In the entries below, find the line with "Clone this chart in matplotlib." and the line with "20.6, 22.6, 21.7, 24.3]", then retype both and everything between them exactly. Do not copy the pictures.

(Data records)
-=-=-

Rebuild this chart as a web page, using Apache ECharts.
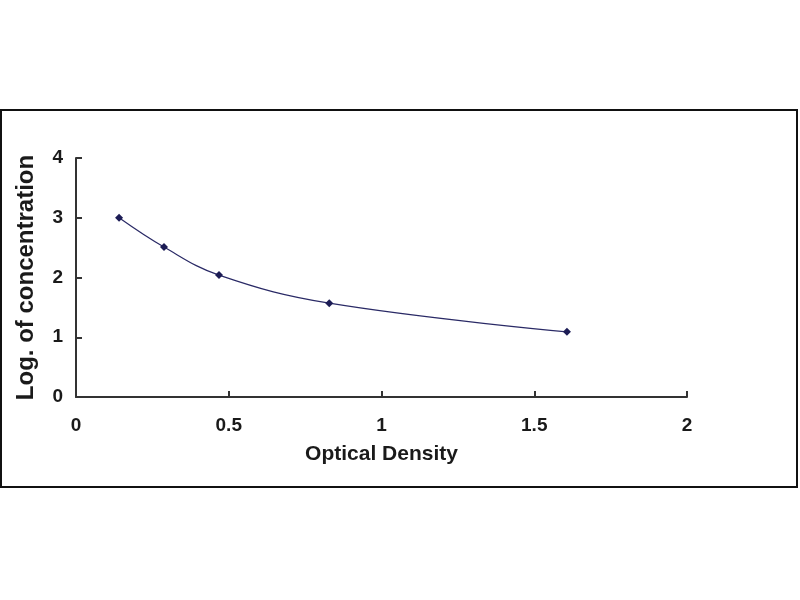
<!DOCTYPE html>
<html>
<head>
<meta charset="utf-8">
<script src="https://cdn.jsdelivr.net/npm/echarts@6/dist/echarts.min.js"></script>
<style>
html,body{margin:0;padding:0;background:#fff;}
#c{width:800px;height:600px;}
</style>
</head>
<body>
<div id="c"></div>
<script>
const opticalDensity = [0.141, 0.288, 0.468, 0.829, 1.607];
const logConcentration = [3.0, 2.51, 2.04, 1.57, 1.09];
const xTicks = [0, 0.5, 1, 1.5, 2];
const yTicks = [0, 1, 2, 3, 4];
const xTitle = 'Optical Density';
const yTitle = 'Log. of concentration';

const points = opticalDensity.map((x, i) => [x, logConcentration[i]]);
const chart = echarts.init(document.getElementById('c'), null, {renderer: 'canvas'});
const font = 'Liberation Sans, Arial, sans-serif';
chart.setOption({
  animation: false,
  backgroundColor: '#fff',
  graphic: [{
    type: 'rect',
    shape: {x: 1, y: 110, width: 796, height: 377},
    style: {fill: 'none', stroke: '#111', lineWidth: 2},
    silent: true
  }],
  grid: {left: 76, right: 113, top: 158, bottom: 203},
  xAxis: {
    type: 'value',
    min: xTicks[0], max: xTicks[xTicks.length - 1], interval: 0.5,
    name: xTitle, nameLocation: 'middle', nameGap: 47,
    nameTextStyle: {fontFamily: font, fontWeight: 'bold', fontSize: 21, color: '#1a1a1a'},
    axisLine: {show: true, lineStyle: {color: '#333', width: 2}},
    axisTick: {show: true, inside: true, length: 6, lineStyle: {color: '#333', width: 2}},
    axisLabel: {fontFamily: font, fontWeight: 'bold', fontSize: 19, color: '#1a1a1a', margin: 19,
      formatter: v => String(v)},
    splitLine: {show: false}
  },
  yAxis: {
    type: 'value',
    min: yTicks[0], max: yTicks[yTicks.length - 1], interval: 1,
    name: yTitle, nameLocation: 'middle', nameGap: 38, nameRotate: 90,
    nameTextStyle: {fontFamily: font, fontWeight: 'bold', fontSize: 24, color: '#1a1a1a'},
    axisLine: {show: true, lineStyle: {color: '#333', width: 2}},
    axisTick: {show: true, inside: true, length: 6, lineStyle: {color: '#333', width: 2}},
    axisLabel: {fontFamily: font, fontWeight: 'bold', fontSize: 19, color: '#1a1a1a', margin: 13},
    splitLine: {show: false}
  },
  series: [{
    type: 'line',
    data: points,
    smooth: 0.4,
    symbol: 'diamond',
    symbolSize: 8,
    itemStyle: {color: '#1c1c55'},
    lineStyle: {color: '#2a2a66', width: 1.2}
  }]
});
</script>
</body>
</html>
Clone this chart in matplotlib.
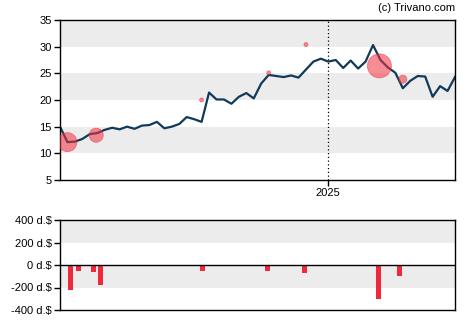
import numpy as np
import pandas as pd
import matplotlib
matplotlib.use("Agg")
import matplotlib.pyplot as plt
import matplotlib.dates as mdates

plt.rcParams['font.family'] = ['Liberation Sans', 'DejaVu Sans']

# weekly closing prices
price_start = "2024-04-24"
prices = [15.0, 12.1, 12.2, 12.7, 13.6, 13.8, 14.4, 14.8, 14.5, 15.0,
          14.6, 15.2, 15.3, 15.9, 14.7, 15.0, 15.5, 16.8, 16.4, 15.9,
          21.4, 20.1, 20.1, 19.3, 20.6, 21.3, 20.3, 23.1, 24.7, 24.5,
          24.3, 24.6, 24.2, 25.7, 27.2, 27.75, 27.2, 27.5, 26.0, 27.4,
          25.9, 27.2, 30.3, 27.5, 26.1, 25.1, 22.2, 23.6, 24.5, 24.4,
          20.6, 22.6, 21.7, 24.3]

# insider trades shown as bubbles on the price chart
trade_dates = ["2024-05-01", "2024-05-28", "2024-09-04", "2024-11-06",
               "2024-12-11", "2025-02-18", "2025-03-12"]
trade_prices = [12.1, 13.4, 20.0, 25.1, 30.4, 26.4, 23.9]
trade_sizes = [360, 200, 16, 16, 16, 576, 64]

# net insider flow (d.$)
flow_dates = ["2024-05-04", "2024-05-11", "2024-05-25", "2024-06-01",
              "2024-09-05", "2024-11-05", "2024-12-10", "2025-02-17",
              "2025-03-09"]
flow_values = [-226, -57, -66, -175, -57, -57, -68, -300, -95]

price_dates = pd.date_range(price_start, periods=len(prices), freq="7D")
trade_dates = pd.to_datetime(trade_dates)
flow_dates = pd.to_datetime(flow_dates)
x_min = pd.Timestamp("2024-04-24")
x_max = pd.Timestamp("2025-04-30")

fig = plt.figure(figsize=(4.7, 3.25), dpi=100)
ax = fig.add_axes([60 / 470, 1 - 180 / 325, 395 / 470, 160 / 325])
ax2 = fig.add_axes([60 / 470, 1 - 310 / 325, 395 / 470, 90 / 325])

band = "#ececec"
for lo in (10, 20, 30):
    ax.axhspan(lo, lo + 5, color=band, lw=0, zorder=0)
for lo in (-200, 200):
    ax2.axhspan(lo, lo + 200, color=band, lw=0, zorder=0)

ax.axvline(pd.Timestamp("2025-01-01"), color="black", ls=(0, (1, 2)), lw=0.9, zorder=1)
ax.plot(price_dates, prices, color="#0f3a5a", lw=1.6, zorder=2)
# diameter in px ~ sqrt(size); convert to points^2
diam_pt = np.sqrt(trade_sizes) * 0.72
ax.scatter(trade_dates, trade_prices, s=diam_pt ** 2, color="#f0303f",
           alpha=0.55, lw=0.6, edgecolors="#f0303f", zorder=3)

ax.set_xlim(x_min, x_max)
ax.set_ylim(5, 35)
ax.set_yticks(range(5, 36, 5))
ax.set_xticks([pd.Timestamp("2025-01-01")])
ax.xaxis.set_major_formatter(mdates.DateFormatter("%Y"))

ax2.bar(flow_dates, flow_values, width=4.7, color="#f0283c", zorder=2)
ax2.axhline(0, color="black", lw=1.0, zorder=3)
ax2.set_xlim(x_min, x_max)
ax2.set_ylim(-400, 400)
ax2.set_yticks([400, 200, 0, -200, -400])
ax2.set_yticklabels(["400 d.$", "200 d.$", "0 d.$", "-200 d.$", "-400 d.$"])
ax2.set_xticks([])

for a in (ax, ax2):
    for s in a.spines.values():
        s.set_linewidth(1.0)
        s.set_color("black")
    a.tick_params(axis="both", labelsize=8, length=4, width=1.0, pad=2, colors="black")

fig.text(455 / 470, 1 - 8 / 325, "(c) Trivano.com", ha="right", va="center", fontsize=8)

fig.savefig("out.png", dpi=100)
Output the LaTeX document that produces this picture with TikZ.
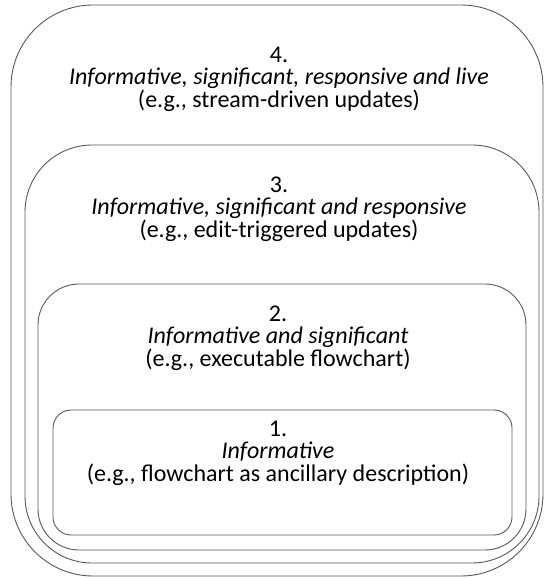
\documentclass[tikz,border=0pt]{standalone}
\usepackage{fontspec}
\setmainfont{Carlito}
\tikzset{
  layer/.style={draw=black!65,line width=0.9pt},
  caption/.style={align=center,font=\fontsize{24}{22.5}\selectfont,inner sep=0pt}
}
\begin{document}
\begin{tikzpicture}[x=1pt,y=-1pt]
\useasboundingbox (0,0) rectangle (544,578);
% nested levels, outermost first
\foreach \l/\t/\r/\b/\rad in {11/5/543/576/82, 25/145/539/563/67, 38/284/526/550/41, 53/410/512/535/18}{
	\draw[layer,rounded corners=\rad pt] (\l,\t) rectangle (\r,\b);}
\node[caption] (live) at (279,79) {4.\\ \textit{Informative,\ significant,\ responsive\ and\ live}\\ (e.g., stream-driven updates)};
\node[caption] (responsive) at (279,209) {3.\\ \textit{Informative,\ significant\ and\ responsive}\\ (e.g., edit-triggered updates)};
\node[caption] (significant) at (278,338) {2.\\ \textit{Informative and significant}\\ (e.g., executable flowchart)};
\node[caption] (informative) at (278,453) {1.\\ \textit{Informative}\\ (e.g., flowchart as ancillary description)};
\end{tikzpicture}
\end{document}
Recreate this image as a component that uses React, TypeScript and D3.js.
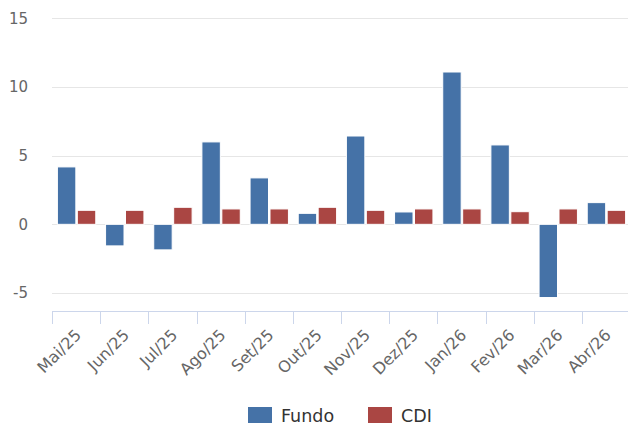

-=-=-

THE COMPLETED TASK:
Clone this chart in matplotlib.
import numpy as np
import pandas as pd
import matplotlib
matplotlib.use("Agg")
import matplotlib.pyplot as plt
import matplotlib.dates as mdates

plt.rcParams['font.family'] = ['Liberation Sans', 'DejaVu Sans']

# weekly closing prices
price_start = "2024-04-24"
prices = [15.0, 12.1, 12.2, 12.7, 13.6, 13.8, 14.4, 14.8, 14.5, 15.0,
          14.6, 15.2, 15.3, 15.9, 14.7, 15.0, 15.5, 16.8, 16.4, 15.9,
          21.4, 20.1, 20.1, 19.3, 20.6, 21.3, 20.3, 23.1, 24.7, 24.5,
          24.3, 24.6, 24.2, 25.7, 27.2, 27.75, 27.2, 27.5, 26.0, 27.4,
          25.9, 27.2, 30.3, 27.5, 26.1, 25.1, 22.2, 23.6, 24.5, 24.4,
          20.6, 22.6, 21.7, 24.3]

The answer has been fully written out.